Much of the newborn care in the first few weeks often relies on you, Mom, but at some point, Dad will have to get involved as well. The opportunity for dad to take care of baby means some much needed break for you and bonding time for them. It’s not always easy to think of how Dad can start being more involved in baby care, but here are 5 creative ideas on how you could do that to benefit everyone involved.
1. Start the Involvement Early
Don’t make the pregnancy announcement all about you. After all, Dad did contribute in making it happen! That being said, make sure that Dad is just as involved as you in the announcement. If you’re planning to do a gender reveal party, take suggestions on how you’re going to do it from him as well.

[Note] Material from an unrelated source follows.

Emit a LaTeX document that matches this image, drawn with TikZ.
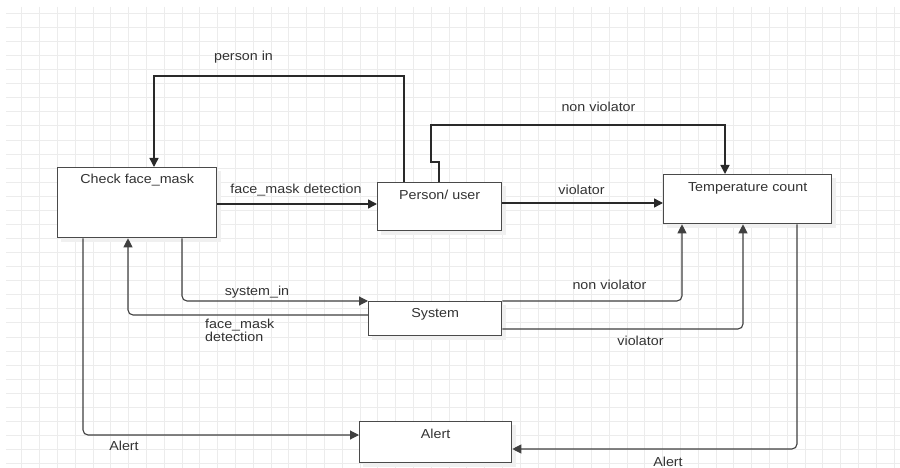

Moms get baby showers, but it’s good to get Dads involved in all the excitement early, too. Think of it as a bachelor party, but instead of pre-wedding it’s a pre-birth thing. So it’s more of a Dad-chelor party. 😉 Have some of his closest guy friends throw him a party, and have them plan what they want to do. It can be a cookout, a simple hang out at the man cave, etc. You can also suggest to his friends to have a baby-related event, especially if they are dads as well, but ultimately the decision lies on them. This way, you’re not the only one who gets a party that has to do with the baby’s pending arrival.
You can also get Dad involved in the planning by asking him to come with you to pick the decorations for baby’s room, as well as when you’re shopping for the necessary items that you need to prepare before the baby arrives. The point being, his Dad status also begins long before the birth. That means, getting him involved this early means that you’re also setting him up for more responsibilities and dad duties once the baby is born.
2. Let Dad Take Charge
Once Dad is comfortable with his parenting duties, it will do the both of you some good to allot time to leave baby in daddy’s care. It may go against your instincts as a mom to leave dad alone with your baby for extended periods of time without having to constantly tell him what to do, but if you believe in your mom instincts, it would be good to believe that Dad’s paternal ones will kick in too. So let Dad figure out some things on his own, and take this time to get a little down time of your own!
3. Give Him Some Fun Tasks
Of course, both Mom and Dad have to figure out the daily nuances of taking care of the baby like diaper changing, burping, and so on. But every once in a while, it would be good to allow dad to experience some of the more fun tasks like giving baby a bath, reading or singing to, or playing with the baby. It would be a great way for them to bond, and it helps take some of the tasks off your hands. You can still be present for these activities, just not the one helming the ship.
4. Give Regular Assignments
Since both of you are learning the ropes together, it’s a good idea to set some clear tasks that’s assigned specially to Dad. This way, he will be more involved with taking care of your baby, instead of just asking him to do things when you can’t. These tasks can include burping, putting baby to sleep at nap time, diaper changing at certain points in the day, and more. This will allow dad to learn things on his own and have more bonding time with the baby.
5. Don’t Give Him A Hard Time
It’s normal that the hormones will make you irritable after the birth, but don’t make it an excuse to constantly take out your bad moods on dad. Remember that the situation is as foreign to him as it is to you, and that you are both learning from the experience together. Treat him as your teammate and don’t criticize his parenting skills, because that can reduce his motivation and desire to be involved in taking care of your baby. If anything’s wrong, your baby will let the both of you know.
There you have it, involving Dad doesn’t start after childbirth, you can also do something to involve him at the earliest points of the pregnancy from the announcement to when the birth is coming up. And once your baby is born, it will make it easier for the both of you: for you to allow him to take charge more, and for him to be more confident in his parenting skills.